Task instructions.
Whenever a line contains the string "React", copy it out of the entries.

Entries shown.
● ● ● ● ● ● ●

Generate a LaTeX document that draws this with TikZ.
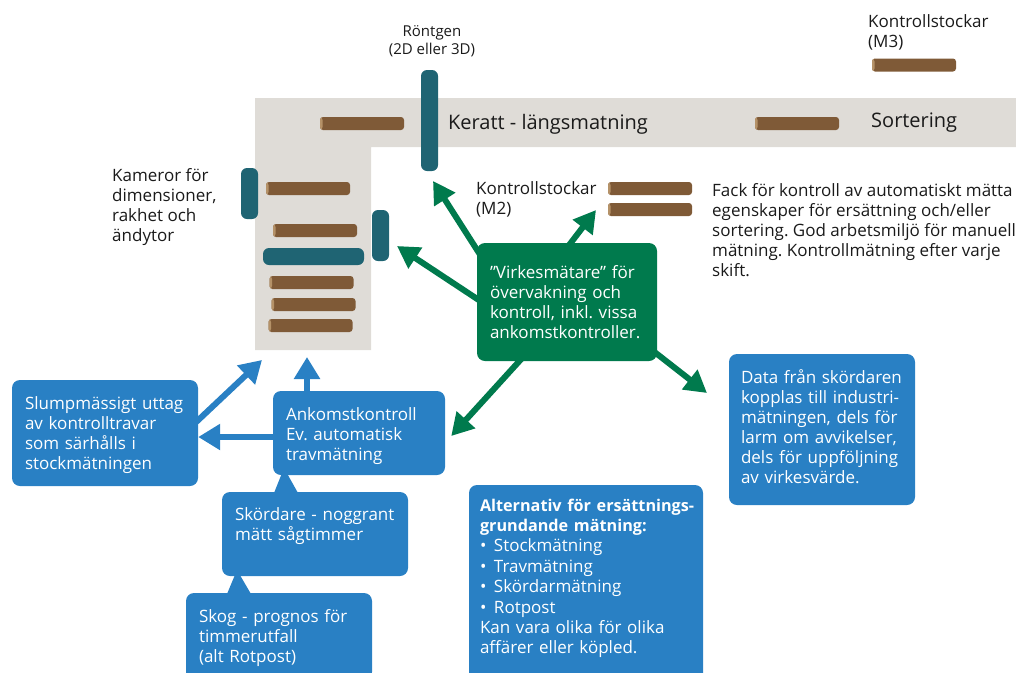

● ● ● ● ● ● ●

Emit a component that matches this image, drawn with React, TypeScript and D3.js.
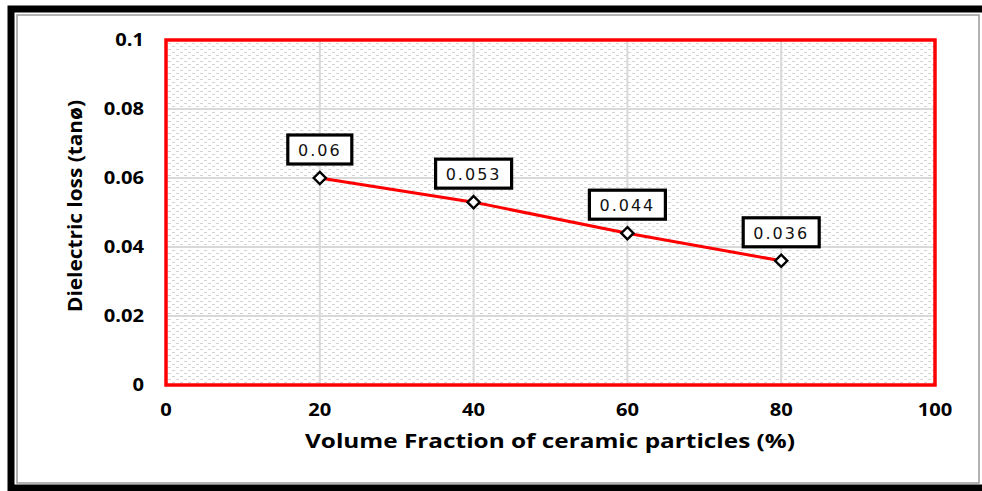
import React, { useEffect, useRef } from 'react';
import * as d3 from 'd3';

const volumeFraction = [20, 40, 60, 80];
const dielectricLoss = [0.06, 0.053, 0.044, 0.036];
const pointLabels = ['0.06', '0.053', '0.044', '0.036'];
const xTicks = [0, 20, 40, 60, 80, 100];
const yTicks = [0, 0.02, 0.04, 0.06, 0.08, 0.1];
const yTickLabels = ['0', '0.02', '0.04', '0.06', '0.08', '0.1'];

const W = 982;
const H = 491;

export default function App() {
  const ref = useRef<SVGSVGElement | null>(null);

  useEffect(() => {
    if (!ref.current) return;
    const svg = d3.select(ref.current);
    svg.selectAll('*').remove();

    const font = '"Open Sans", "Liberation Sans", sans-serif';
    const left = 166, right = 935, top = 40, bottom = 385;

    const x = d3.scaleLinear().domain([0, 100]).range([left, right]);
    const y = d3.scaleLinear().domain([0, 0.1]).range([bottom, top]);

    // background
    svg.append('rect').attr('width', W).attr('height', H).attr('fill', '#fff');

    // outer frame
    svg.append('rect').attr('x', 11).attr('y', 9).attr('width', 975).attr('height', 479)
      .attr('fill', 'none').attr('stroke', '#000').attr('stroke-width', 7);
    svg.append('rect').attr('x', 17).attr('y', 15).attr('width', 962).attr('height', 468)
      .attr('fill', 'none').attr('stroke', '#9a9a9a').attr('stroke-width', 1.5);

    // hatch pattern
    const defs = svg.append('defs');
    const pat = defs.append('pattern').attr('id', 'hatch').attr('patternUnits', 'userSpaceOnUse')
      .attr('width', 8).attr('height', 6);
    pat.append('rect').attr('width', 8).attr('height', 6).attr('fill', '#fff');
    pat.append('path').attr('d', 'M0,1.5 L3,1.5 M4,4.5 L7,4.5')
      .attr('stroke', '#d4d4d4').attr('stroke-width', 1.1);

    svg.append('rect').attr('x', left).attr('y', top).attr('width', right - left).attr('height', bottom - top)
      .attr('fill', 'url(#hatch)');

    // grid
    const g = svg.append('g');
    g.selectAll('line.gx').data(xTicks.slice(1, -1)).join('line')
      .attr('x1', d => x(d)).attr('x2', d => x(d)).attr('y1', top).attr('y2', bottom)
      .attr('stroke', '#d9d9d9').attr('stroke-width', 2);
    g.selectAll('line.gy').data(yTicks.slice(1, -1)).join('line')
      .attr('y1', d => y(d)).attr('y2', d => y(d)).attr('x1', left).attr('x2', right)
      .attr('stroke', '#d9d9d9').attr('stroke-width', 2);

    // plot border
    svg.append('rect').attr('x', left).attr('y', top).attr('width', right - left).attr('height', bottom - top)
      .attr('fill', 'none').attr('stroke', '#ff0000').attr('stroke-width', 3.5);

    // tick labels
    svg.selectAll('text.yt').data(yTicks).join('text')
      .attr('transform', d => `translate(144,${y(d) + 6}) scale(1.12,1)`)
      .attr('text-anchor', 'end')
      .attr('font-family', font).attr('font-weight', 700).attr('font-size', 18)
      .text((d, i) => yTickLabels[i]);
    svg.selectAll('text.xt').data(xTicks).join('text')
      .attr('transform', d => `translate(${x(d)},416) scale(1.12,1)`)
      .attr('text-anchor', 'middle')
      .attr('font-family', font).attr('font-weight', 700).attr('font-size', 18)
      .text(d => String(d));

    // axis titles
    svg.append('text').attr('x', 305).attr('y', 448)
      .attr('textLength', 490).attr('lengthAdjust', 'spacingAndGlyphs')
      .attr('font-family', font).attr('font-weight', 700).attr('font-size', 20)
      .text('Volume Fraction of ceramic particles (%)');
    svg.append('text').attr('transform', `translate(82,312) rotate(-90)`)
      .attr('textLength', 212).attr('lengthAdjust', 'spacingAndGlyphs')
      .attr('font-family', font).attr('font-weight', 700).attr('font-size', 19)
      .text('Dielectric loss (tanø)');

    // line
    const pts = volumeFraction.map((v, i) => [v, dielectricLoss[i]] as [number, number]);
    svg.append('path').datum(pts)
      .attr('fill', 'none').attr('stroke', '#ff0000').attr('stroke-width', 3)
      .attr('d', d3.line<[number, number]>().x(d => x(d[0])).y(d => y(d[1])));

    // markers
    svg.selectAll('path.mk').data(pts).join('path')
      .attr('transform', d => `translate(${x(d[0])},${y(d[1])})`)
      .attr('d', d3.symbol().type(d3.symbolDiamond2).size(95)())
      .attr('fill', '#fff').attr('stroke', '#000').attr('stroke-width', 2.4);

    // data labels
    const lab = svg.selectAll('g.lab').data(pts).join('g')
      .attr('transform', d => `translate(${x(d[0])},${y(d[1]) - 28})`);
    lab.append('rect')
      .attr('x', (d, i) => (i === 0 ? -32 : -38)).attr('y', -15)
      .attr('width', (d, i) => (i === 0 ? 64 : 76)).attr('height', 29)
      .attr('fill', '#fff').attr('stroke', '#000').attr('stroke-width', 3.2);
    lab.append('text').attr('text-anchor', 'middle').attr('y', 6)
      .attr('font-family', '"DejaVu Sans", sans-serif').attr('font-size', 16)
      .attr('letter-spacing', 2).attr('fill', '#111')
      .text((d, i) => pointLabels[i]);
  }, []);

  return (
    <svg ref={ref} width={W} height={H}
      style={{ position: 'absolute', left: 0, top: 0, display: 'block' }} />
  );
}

● ● ● ● ● ● ●

Task result.
Emit a component that matches this image, drawn with React, TypeScript and D3.js.
import React, { useEffect, useRef } from 'react';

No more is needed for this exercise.